What was the most surprising moment?

The most surprising moment, and also a very exciting moment, was when I saw all of our work on our “Joint Operation” veterans event come to fruition. The weeks of work that I had done assisting the planning and execution of this event resulted in a resounding success in which over 500 veterans were able to receive assistance for various needs and issues.

Since I had never helped plan an event of this scale, I was amazed at how well our office had executed this event.  Seeing the work that I did directly impact constituents made all of the effort more than worth it.

“I was surprised that government could work so effectively to meet specific needs, rather than the disaster that is presented by the media on a daily basis. Being on the inside of government will make anyone truly appreciate the meaningful work being done.”

How did the experience impact your future plans?

My experience reinforced my love for government and public policy, but I did not expect the largest benefit I received. Through my internship I came to the realization that I have an intense passion for helping others and that I want to do that on an international scale. This experience also inspired me to apply for an internship next summer with Senator Corker and the Foreign Relations Committee. Without the knowledge gained from this internship and connections I have made, this process would have been much harder, if not impossible.
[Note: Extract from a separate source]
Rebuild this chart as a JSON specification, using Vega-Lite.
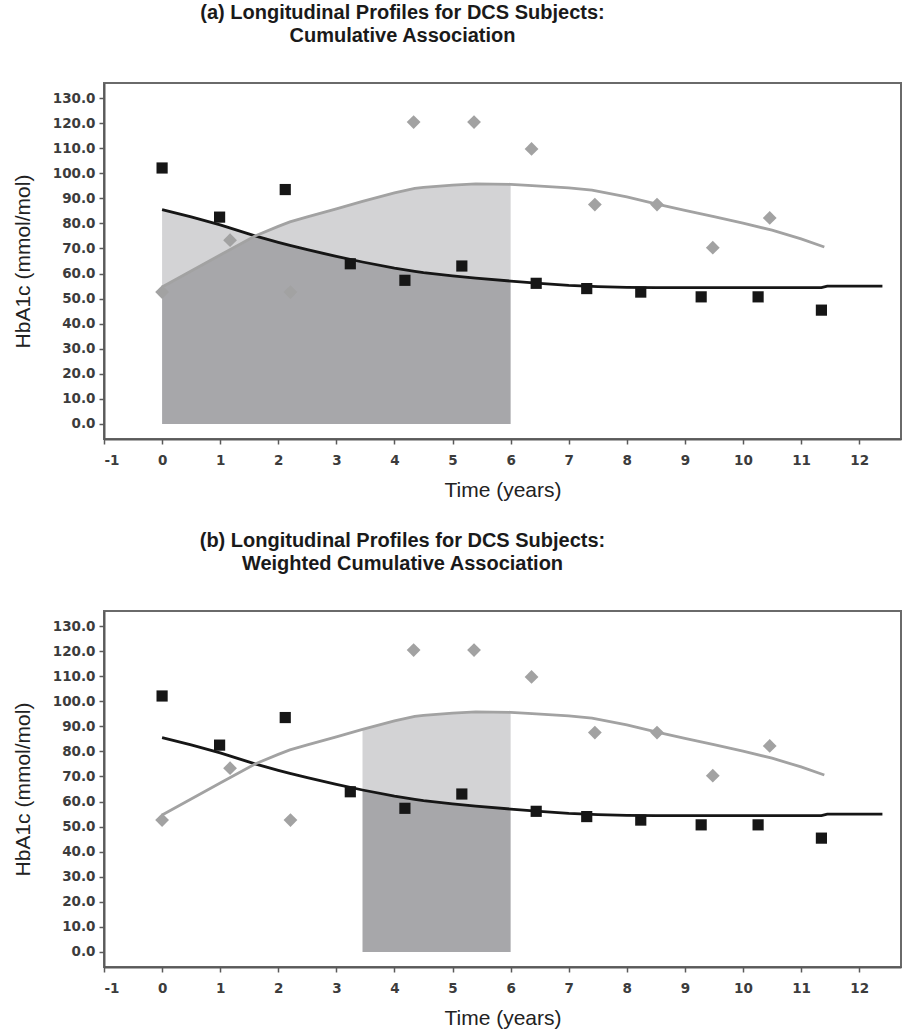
{
  "$schema": "https://vega.github.io/schema/vega-lite/v6.json",
  "background": "white",
  "padding": {"left": 11, "top": 2, "right": 0, "bottom": 0},
  "spacing": 28,
  "config": {
    "view": {"stroke": "#6a6a6a", "strokeWidth": 2},
    "axis": {
      "grid": false,
      "domainColor": "#5a5a5a",
      "domainWidth": 2,
      "tickColor": "#5a5a5a",
      "tickSize": 5,
      "tickWidth": 1.5,
      "labelOverlap": false,
      "labelFont": "DejaVu Sans",
      "labelFontSize": 13.5,
      "labelFontWeight": "bold",
      "labelColor": "#3c3c3c",
      "titleFont": "Liberation Sans",
      "titleFontSize": 21,
      "titleFontWeight": "normal",
      "titleColor": "#222222"
    },
    "title": {
      "font": "Liberation Sans",
      "fontSize": 20,
      "fontWeight": "bold",
      "color": "#1a1a1a",
      "anchor": "middle",
      "frame": "group",
      "dx": -100,
      "lineHeight": 23,
      "offset": 37
    }
  },
  "datasets": {
    "curves": [
      {"t": 0, "v": 85.5, "s": "black"},
      {"t": 0.5, "v": 82.6, "s": "black"},
      {"t": 1, "v": 79.4, "s": "black"},
      {"t": 1.6, "v": 75.0, "s": "black"},
      {"t": 2, "v": 72.4, "s": "black"},
      {"t": 2.2, "v": 71.2, "s": "black"},
      {"t": 2.5, "v": 69.5, "s": "black"},
      {"t": 3, "v": 66.8, "s": "black"},
      {"t": 3.45, "v": 64.6, "s": "black"},
      {"t": 4, "v": 62.2, "s": "black"},
      {"t": 4.35, "v": 60.9, "s": "black"},
      {"t": 4.5, "v": 60.4, "s": "black"},
      {"t": 5, "v": 59.1, "s": "black"},
      {"t": 5.4, "v": 58.2, "s": "black"},
      {"t": 6, "v": 57.0, "s": "black"},
      {"t": 6.5, "v": 56.1, "s": "black"},
      {"t": 7, "v": 55.3, "s": "black"},
      {"t": 7.5, "v": 54.8, "s": "black"},
      {"t": 8, "v": 54.5, "s": "black"},
      {"t": 8.5, "v": 54.4, "s": "black"},
      {"t": 9, "v": 54.4, "s": "black"},
      {"t": 10, "v": 54.4, "s": "black"},
      {"t": 11, "v": 54.4, "s": "black"},
      {"t": 11.35, "v": 54.4, "s": "black"},
      {"t": 11.45, "v": 55.0, "s": "black"},
      {"t": 12.4, "v": 55.0, "s": "black"},
      {"t": 0, "v": 54.6, "s": "gray"},
      {"t": 0.5, "v": 61.0, "s": "gray"},
      {"t": 1, "v": 67.4, "s": "gray"},
      {"t": 1.6, "v": 75.0, "s": "gray"},
      {"t": 2, "v": 78.8, "s": "gray"},
      {"t": 2.2, "v": 80.6, "s": "gray"},
      {"t": 2.5, "v": 82.6, "s": "gray"},
      {"t": 3, "v": 85.8, "s": "gray"},
      {"t": 3.45, "v": 88.8, "s": "gray"},
      {"t": 4, "v": 92.2, "s": "gray"},
      {"t": 4.35, "v": 94.0, "s": "gray"},
      {"t": 4.5, "v": 94.4, "s": "gray"},
      {"t": 5, "v": 95.3, "s": "gray"},
      {"t": 5.4, "v": 95.8, "s": "gray"},
      {"t": 6, "v": 95.6, "s": "gray"},
      {"t": 6.3, "v": 95.2, "s": "gray"},
      {"t": 7, "v": 94.2, "s": "gray"},
      {"t": 7.4, "v": 93.3, "s": "gray"},
      {"t": 8, "v": 90.6, "s": "gray"},
      {"t": 8.5, "v": 87.8, "s": "gray"},
      {"t": 9, "v": 85.2, "s": "gray"},
      {"t": 9.5, "v": 82.7, "s": "gray"},
      {"t": 10, "v": 80.1, "s": "gray"},
      {"t": 10.5, "v": 77.3, "s": "gray"},
      {"t": 11, "v": 73.8, "s": "gray"},
      {"t": 11.4, "v": 70.6, "s": "gray"}
    ],
    "points": [
      {"t": 0, "v": 102.1, "s": "black"},
      {"t": 0.99, "v": 82.5, "s": "black"},
      {"t": 2.12, "v": 93.5, "s": "black"},
      {"t": 3.24, "v": 63.9, "s": "black"},
      {"t": 4.18, "v": 57.3, "s": "black"},
      {"t": 5.16, "v": 63.0, "s": "black"},
      {"t": 6.44, "v": 56.1, "s": "black"},
      {"t": 7.31, "v": 54.0, "s": "black"},
      {"t": 8.24, "v": 52.6, "s": "black"},
      {"t": 9.28, "v": 50.7, "s": "black"},
      {"t": 10.26, "v": 50.7, "s": "black"},
      {"t": 11.35, "v": 45.4, "s": "black"},
      {"t": 0, "v": 52.6, "s": "gray"},
      {"t": 1.17, "v": 73.3, "s": "gray"},
      {"t": 2.21, "v": 52.6, "s": "gray"},
      {"t": 4.33, "v": 120.4, "s": "gray"},
      {"t": 5.37, "v": 120.4, "s": "gray"},
      {"t": 6.36, "v": 109.7, "s": "gray"},
      {"t": 7.45, "v": 87.5, "s": "gray"},
      {"t": 8.52, "v": 87.5, "s": "gray"},
      {"t": 9.48, "v": 70.3, "s": "gray"},
      {"t": 10.46, "v": 82.2, "s": "gray"}
    ],
    "shadeA": [
      {"t": 0, "lo": 54.6, "hi": 85.5},
      {"t": 0.5, "lo": 61.0, "hi": 82.6},
      {"t": 1, "lo": 67.4, "hi": 79.4},
      {"t": 1.6, "lo": 75.0, "hi": 75.0},
      {"t": 2, "lo": 72.4, "hi": 78.8},
      {"t": 2.2, "lo": 71.2, "hi": 80.6},
      {"t": 2.5, "lo": 69.5, "hi": 82.6},
      {"t": 3, "lo": 66.8, "hi": 85.8},
      {"t": 3.45, "lo": 64.6, "hi": 88.8},
      {"t": 4, "lo": 62.2, "hi": 92.2},
      {"t": 4.35, "lo": 60.9, "hi": 94.0},
      {"t": 4.5, "lo": 60.4, "hi": 94.4},
      {"t": 5, "lo": 59.1, "hi": 95.3},
      {"t": 5.4, "lo": 58.2, "hi": 95.8},
      {"t": 6, "lo": 57.0, "hi": 95.6}
    ],
    "shadeB": [
      {"t": 3.45, "lo": 64.6, "hi": 88.8},
      {"t": 4, "lo": 62.2, "hi": 92.2},
      {"t": 4.35, "lo": 60.9, "hi": 94.0},
      {"t": 4.5, "lo": 60.4, "hi": 94.4},
      {"t": 5, "lo": 59.1, "hi": 95.3},
      {"t": 5.4, "lo": 58.2, "hi": 95.8},
      {"t": 6, "lo": 57.0, "hi": 95.6}
    ]
  },
  "vconcat": [
    {
      "title": {"text": ["(a) Longitudinal Profiles for DCS Subjects:", "Cumulative Association"]},
      "width": 797,
      "height": 356,
      "encoding": {
        "x": {"field": "t", "type": "quantitative", "scale": {"domain": [-1, 12.72], "nice": false, "zero": false},
          "axis": {"values": [-1,0,1,2,3,4,5,6,7,8,9,10,11,12], "labelOverlap": false, "labelExpr": "datum.value < 0 ? '-' + abs(datum.value) : '' + datum.value", "title": "Time (years)", "labelPadding": 9, "titlePadding": 13}}
      },
      "layer": [
        {
          "data": {"name": "shadeA"},
          "mark": {"type": "area", "color": "#d3d3d5", "opacity": 1},
          "encoding": {
            "y": {"field": "hi", "type": "quantitative", "scale": {"domain": [-6, 136], "nice": false, "zero": false},
              "axis": {"values": [0,10,20,30,40,50,60,70,80,90,100,110,120,130], "tickCount": 14, "labelOverlap": false, "format": ".1f", "title": "HbA1c (mmol/mol)", "labelPadding": 4, "titlePadding": 19}},
            "y2": {"field": "lo"}
          }
        },
        {
          "data": {"name": "shadeA"},
          "mark": {"type": "area", "color": "#a7a7aa", "opacity": 1},
          "encoding": {
            "y": {"field": "lo", "type": "quantitative", "axis": {"values": [0,10,20,30,40,50,60,70,80,90,100,110,120,130], "tickCount": 14, "labelOverlap": false, "format": ".1f", "title": "HbA1c (mmol/mol)", "labelPadding": 4, "titlePadding": 19}},
            "y2": {"datum": 0}
          }
        },
        {
          "data": {"name": "curves"},
          "mark": {"type": "line", "strokeWidth": 2.8},
          "encoding": {
            "y": {"field": "v", "type": "quantitative", "axis": {"values": [0,10,20,30,40,50,60,70,80,90,100,110,120,130], "tickCount": 14, "labelOverlap": false, "format": ".1f", "title": "HbA1c (mmol/mol)", "labelPadding": 4, "titlePadding": 19}},
            "color": {"field": "s", "type": "nominal", "scale": {"domain": ["black", "gray"], "range": ["#161616", "#a2a2a2"]}, "legend": null}
          }
        },
        {
          "data": {"name": "points"},
          "mark": {"type": "point", "filled": true, "opacity": 1},
          "encoding": {
            "y": {"field": "v", "type": "quantitative", "axis": {"values": [0,10,20,30,40,50,60,70,80,90,100,110,120,130], "tickCount": 14, "labelOverlap": false, "format": ".1f", "title": "HbA1c (mmol/mol)", "labelPadding": 4, "titlePadding": 19}},
            "color": {"field": "s", "type": "nominal", "scale": {"domain": ["black", "gray"], "range": ["#161616", "#9c9c9c"]}, "legend": null},
            "shape": {"field": "s", "type": "nominal", "scale": {"domain": ["black", "gray"], "range": ["square", "diamond"]}, "legend": null},
            "size": {"field": "s", "type": "nominal", "scale": {"domain": ["black", "gray"], "range": [125, 190]}, "legend": null}
          }
        }
      ]
    },
    {
      "title": {"text": ["(b) Longitudinal Profiles for DCS Subjects:", "Weighted Cumulative Association"]},
      "width": 797,
      "height": 356,
      "encoding": {
        "x": {"field": "t", "type": "quantitative", "scale": {"domain": [-1, 12.72], "nice": false, "zero": false},
          "axis": {"values": [-1,0,1,2,3,4,5,6,7,8,9,10,11,12], "labelOverlap": false, "labelExpr": "datum.value < 0 ? '-' + abs(datum.value) : '' + datum.value", "title": "Time (years)", "labelPadding": 9, "titlePadding": 13}}
      },
      "layer": [
        {
          "data": {"name": "shadeB"},
          "mark": {"type": "area", "color": "#d3d3d5", "opacity": 1},
          "encoding": {
            "y": {"field": "hi", "type": "quantitative", "scale": {"domain": [-6, 136], "nice": false, "zero": false},
              "axis": {"values": [0,10,20,30,40,50,60,70,80,90,100,110,120,130], "tickCount": 14, "labelOverlap": false, "format": ".1f", "title": "HbA1c (mmol/mol)", "labelPadding": 4, "titlePadding": 19}},
            "y2": {"field": "lo"}
          }
        },
        {
          "data": {"name": "shadeB"},
          "mark": {"type": "area", "color": "#a7a7aa", "opacity": 1},
          "encoding": {
            "y": {"field": "lo", "type": "quantitative", "axis": {"values": [0,10,20,30,40,50,60,70,80,90,100,110,120,130], "tickCount": 14, "labelOverlap": false, "format": ".1f", "title": "HbA1c (mmol/mol)", "labelPadding": 4, "titlePadding": 19}},
            "y2": {"datum": 0}
          }
        },
        {
          "data": {"name": "curves"},
          "mark": {"type": "line", "strokeWidth": 2.8},
          "encoding": {
            "y": {"field": "v", "type": "quantitative", "axis": {"values": [0,10,20,30,40,50,60,70,80,90,100,110,120,130], "tickCount": 14, "labelOverlap": false, "format": ".1f", "title": "HbA1c (mmol/mol)", "labelPadding": 4, "titlePadding": 19}},
            "color": {"field": "s", "type": "nominal", "scale": {"domain": ["black", "gray"], "range": ["#161616", "#a2a2a2"]}, "legend": null}
          }
        },
        {
          "data": {"name": "points"},
          "mark": {"type": "point", "filled": true, "opacity": 1},
          "encoding": {
            "y": {"field": "v", "type": "quantitative", "axis": {"values": [0,10,20,30,40,50,60,70,80,90,100,110,120,130], "tickCount": 14, "labelOverlap": false, "format": ".1f", "title": "HbA1c (mmol/mol)", "labelPadding": 4, "titlePadding": 19}},
            "color": {"field": "s", "type": "nominal", "scale": {"domain": ["black", "gray"], "range": ["#161616", "#9c9c9c"]}, "legend": null},
            "shape": {"field": "s", "type": "nominal", "scale": {"domain": ["black", "gray"], "range": ["square", "diamond"]}, "legend": null},
            "size": {"field": "s", "type": "nominal", "scale": {"domain": ["black", "gray"], "range": [125, 190]}, "legend": null}
          }
        }
      ]
    }
  ]
}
What will you always remember?

During my internship, I was fortunate enough to serve as the representative for Senator Corker at a naturalization ceremony. For those who do not know, a naturalization ceremony is the legal proceeding individuals go through to officially become U.S. citizens. The moment 30 individuals from 20 nationalities became U.S. citizens is one I will never forget, as they all had expressions of happiness and achievement.

“This made me realize how important government is and how great it can be.”